| Direction |
Repeat the listing that follows, character for character, minus the pictures.

(Code that draws figures)
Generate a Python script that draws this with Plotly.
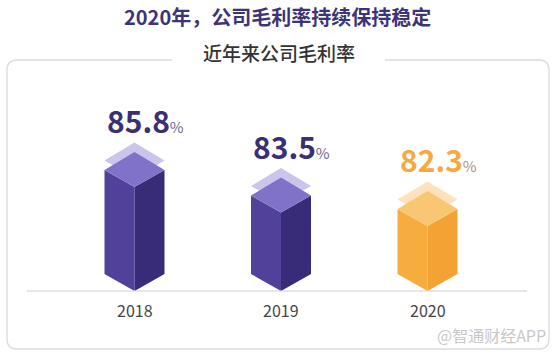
import plotly.graph_objects as go

# ---- data ----
years = ["2018", "2019", "2020"]
margin_pct = [85.8, 83.5, 82.3]

# ---- style ----
W, H = 554, 356
FONT = "Noto Sans CJK SC"
PX_X = 146.5          # pixels per category step
X0_PX = 134.5         # pixel position of first category
PX_Y = 11.14          # pixels per percentage point
FLOOR = 76.46         # value at the baseline
BASE_PX = 291
HW = 30 / PX_X        # bar half width (x units)
DS = 17 / PX_Y        # side vertex rise
DB = 35 / PX_Y        # back vertex rise
FS = 9.5 / PX_Y       # floating plate shift

purple = dict(left="#51419b", right="#382c78", top="#7f72c8", plate="#cbc4ec",
              label="#3b2f74", pct="#6e6890")
orange = dict(left="#f7ad3d", right="#f2a333", top="#f9c674", plate="#fde2bb",
              label="#f5a93f", pct="#a8957a")
palettes = [purple, purple, orange]

xr = [-X0_PX / PX_X, (W - X0_PX) / PX_X]
yr = [FLOOR - (H - BASE_PX) / PX_Y, FLOOR + BASE_PX / PX_Y]

fig = go.Figure()


def poly(xs, ys, color):
    fig.add_trace(go.Scatter(x=xs + [xs[0]], y=ys + [ys[0]], fill="toself",
                             fillcolor=color, mode="lines",
                             line=dict(width=0, color=color),
                             hoverinfo="skip", showlegend=False))


for i, (yr_lbl, v) in enumerate(zip(years, margin_pct)):
    c = palettes[i]
    # floating plate
    poly([i - HW, i, i + HW, i],
         [v + DS + FS, v + DB + FS, v + DS + FS, v + FS], c["plate"])
    # left face
    poly([i - HW, i, i, i - HW],
         [v + DS, v, FLOOR, FLOOR + DS], c["left"])
    # right face
    poly([i, i + HW, i + HW, i],
         [v, v + DS, FLOOR + DS, FLOOR], c["right"])
    # top face
    poly([i - HW, i, i + HW, i],
         [v + DS, v + DB, v + DS, v], c["top"])
    # value label
    fig.add_annotation(x=i + 10.5 / PX_X, y=v, yshift=67, xref="x", yref="y",
                       text=f"<b>{v}</b><span style='font-size:15px;color:{c['pct']}'>%</span>",
                       showarrow=False, yanchor="middle", xanchor="center",
                       font=dict(family=FONT, size=30, color=c["label"]))
    # year label
    fig.add_annotation(x=i, y=FLOOR, yshift=-19, xref="x", yref="y",
                       text=yr_lbl, showarrow=False, yanchor="middle",
                       xanchor="center",
                       font=dict(family=FONT, size=16, color="#444444"))


def P(px, py):
    return px / W, 1 - py / H


def pt(px, py):
    x, y = P(px, py)
    return f"{x:.5f},{y:.5f}"


# card with gap for subtitle
L, R, T, B, r = 7, 549, 60, 349, 10
path = (f"M{pt(172, T)} L{pt(L + r, T)} Q{pt(L, T)} {pt(L, T + r)} "
        f"L{pt(L, B - r)} Q{pt(L, B)} {pt(L + r, B)} "
        f"L{pt(R - r, B)} Q{pt(R, B)} {pt(R, B - r)} "
        f"L{pt(R, T + r)} Q{pt(R, T)} {pt(R - r, T)} L{pt(385, T)}")
fig.add_shape(type="path", path=path, xref="paper", yref="paper",
              line=dict(color="#dcdcdc", width=1.3))

# baseline
fig.add_shape(type="line", xref="paper", yref="y", x0=27 / W, x1=527 / W,
              y0=FLOOR, y1=FLOOR, line=dict(color="#cfcfcf", width=1.2))

# titles
x, y = P(277, 16)
fig.add_annotation(x=x, y=y, xref="paper", yref="paper", showarrow=False,
                   xanchor="center", yanchor="middle",
                   text="<b>2020年，公司毛利率持续保持稳定</b>",
                   font=dict(family=FONT, size=20, color="#3d3477"))
x, y = P(279, 53)
fig.add_annotation(x=x, y=y, xref="paper", yref="paper", showarrow=False,
                   xanchor="center", yanchor="middle",
                   text="近年来公司毛利率",
                   font=dict(family=FONT, size=19, color="#333333", weight=500))
x, y = P(548, 335)
fig.add_annotation(x=x, y=y, xref="paper", yref="paper", showarrow=False,
                   xanchor="right", yanchor="middle", text="@智通财经APP",
                   font=dict(family=FONT, size=16, color="#c8c8c8"))

fig.update_layout(width=W, height=H, margin=dict(l=0, r=0, t=0, b=0),
                  paper_bgcolor="white", plot_bgcolor="white",
                  xaxis=dict(range=xr, visible=False, fixedrange=True),
                  yaxis=dict(range=yr, visible=False, fixedrange=True),
                  showlegend=False)

fig.write_html("out.html", config={"displayModeBar": False},
               post_script="document.body.style.margin='0';document.body.style.overflow='hidden';")
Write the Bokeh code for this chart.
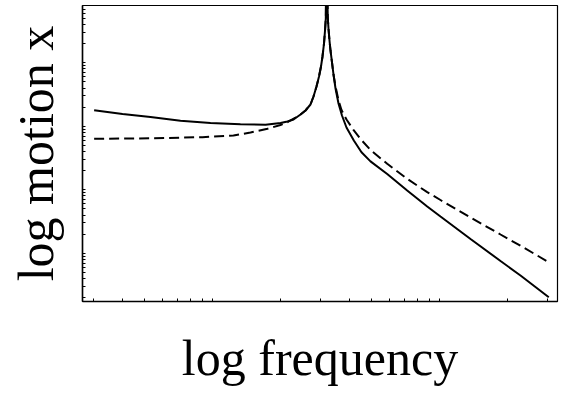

| Exercise answer |
Generate a Python script that draws this with Plotly.
import plotly.graph_objects as go

# ---- data ----
years = ["2018", "2019", "2020"]
margin_pct = [85.8, 83.5, 82.3]

# ---- style ----
W, H = 554, 356
FONT = "Noto Sans CJK SC"
PX_X = 146.5          # pixels per category step
X0_PX = 134.5         # pixel position of first category
PX_Y = 11.14          # pixels per percentage point
FLOOR = 76.46         # value at the baseline
BASE_PX = 291
HW = 30 / PX_X        # bar half width (x units)
DS = 17 / PX_Y        # side vertex rise
DB = 35 / PX_Y        # back vertex rise
FS = 9.5 / PX_Y       # floating plate shift

purple = dict(left="#51419b", right="#382c78", top="#7f72c8", plate="#cbc4ec",
              label="#3b2f74", pct="#6e6890")
orange = dict(left="#f7ad3d", right="#f2a333", top="#f9c674", plate="#fde2bb",
              label="#f5a93f", pct="#a8957a")
palettes = [purple, purple, orange]

xr = [-X0_PX / PX_X, (W - X0_PX) / PX_X]
yr = [FLOOR - (H - BASE_PX) / PX_Y, FLOOR + BASE_PX / PX_Y]

fig = go.Figure()


def poly(xs, ys, color):
    fig.add_trace(go.Scatter(x=xs + [xs[0]], y=ys + [ys[0]], fill="toself",
                             fillcolor=color, mode="lines",
                             line=dict(width=0, color=color),
                             hoverinfo="skip", showlegend=False))


for i, (yr_lbl, v) in enumerate(zip(years, margin_pct)):
    c = palettes[i]
    # floating plate
    poly([i - HW, i, i + HW, i],
         [v + DS + FS, v + DB + FS, v + DS + FS, v + FS], c["plate"])
    # left face
    poly([i - HW, i, i, i - HW],
         [v + DS, v, FLOOR, FLOOR + DS], c["left"])
    # right face
    poly([i, i + HW, i + HW, i],
         [v, v + DS, FLOOR + DS, FLOOR], c["right"])
    # top face
    poly([i - HW, i, i + HW, i],
         [v + DS, v + DB, v + DS, v], c["top"])
    # value label
    fig.add_annotation(x=i + 10.5 / PX_X, y=v, yshift=67, xref="x", yref="y",
                       text=f"<b>{v}</b><span style='font-size:15px;color:{c['pct']}'>%</span>",
                       showarrow=False, yanchor="middle", xanchor="center",
                       font=dict(family=FONT, size=30, color=c["label"]))
    # year label
    fig.add_annotation(x=i, y=FLOOR, yshift=-19, xref="x", yref="y",
                       text=yr_lbl, showarrow=False, yanchor="middle",
                       xanchor="center",
                       font=dict(family=FONT, size=16, color="#444444"))


def P(px, py):
    return px / W, 1 - py / H


def pt(px, py):
    x, y = P(px, py)
    return f"{x:.5f},{y:.5f}"


# card with gap for subtitle
L, R, T, B, r = 7, 549, 60, 349, 10
path = (f"M{pt(172, T)} L{pt(L + r, T)} Q{pt(L, T)} {pt(L, T + r)} "
        f"L{pt(L, B - r)} Q{pt(L, B)} {pt(L + r, B)} "
        f"L{pt(R - r, B)} Q{pt(R, B)} {pt(R, B - r)} "
        f"L{pt(R, T + r)} Q{pt(R, T)} {pt(R - r, T)} L{pt(385, T)}")
fig.add_shape(type="path", path=path, xref="paper", yref="paper",
              line=dict(color="#dcdcdc", width=1.3))

# baseline
fig.add_shape(type="line", xref="paper", yref="y", x0=27 / W, x1=527 / W,
              y0=FLOOR, y1=FLOOR, line=dict(color="#cfcfcf", width=1.2))

# titles
x, y = P(277, 16)
fig.add_annotation(x=x, y=y, xref="paper", yref="paper", showarrow=False,
                   xanchor="center", yanchor="middle",
                   text="<b>2020年，公司毛利率持续保持稳定</b>",
                   font=dict(family=FONT, size=20, color="#3d3477"))
x, y = P(279, 53)
fig.add_annotation(x=x, y=y, xref="paper", yref="paper", showarrow=False,
                   xanchor="center", yanchor="middle",
                   text="近年来公司毛利率",
                   font=dict(family=FONT, size=19, color="#333333", weight=500))
x, y = P(548, 335)
fig.add_annotation(x=x, y=y, xref="paper", yref="paper", showarrow=False,
                   xanchor="right", yanchor="middle", text="@智通财经APP",
                   font=dict(family=FONT, size=16, color="#c8c8c8"))

fig.update_layout(width=W, height=H, margin=dict(l=0, r=0, t=0, b=0),
                  paper_bgcolor="white", plot_bgcolor="white",
                  xaxis=dict(range=xr, visible=False, fixedrange=True),
                  yaxis=dict(range=yr, visible=False, fixedrange=True),
                  showlegend=False)

fig.write_html("out.html", config={"displayModeBar": False},
               post_script="document.body.style.margin='0';document.body.style.overflow='hidden';")
Write the Bokeh code for this chart.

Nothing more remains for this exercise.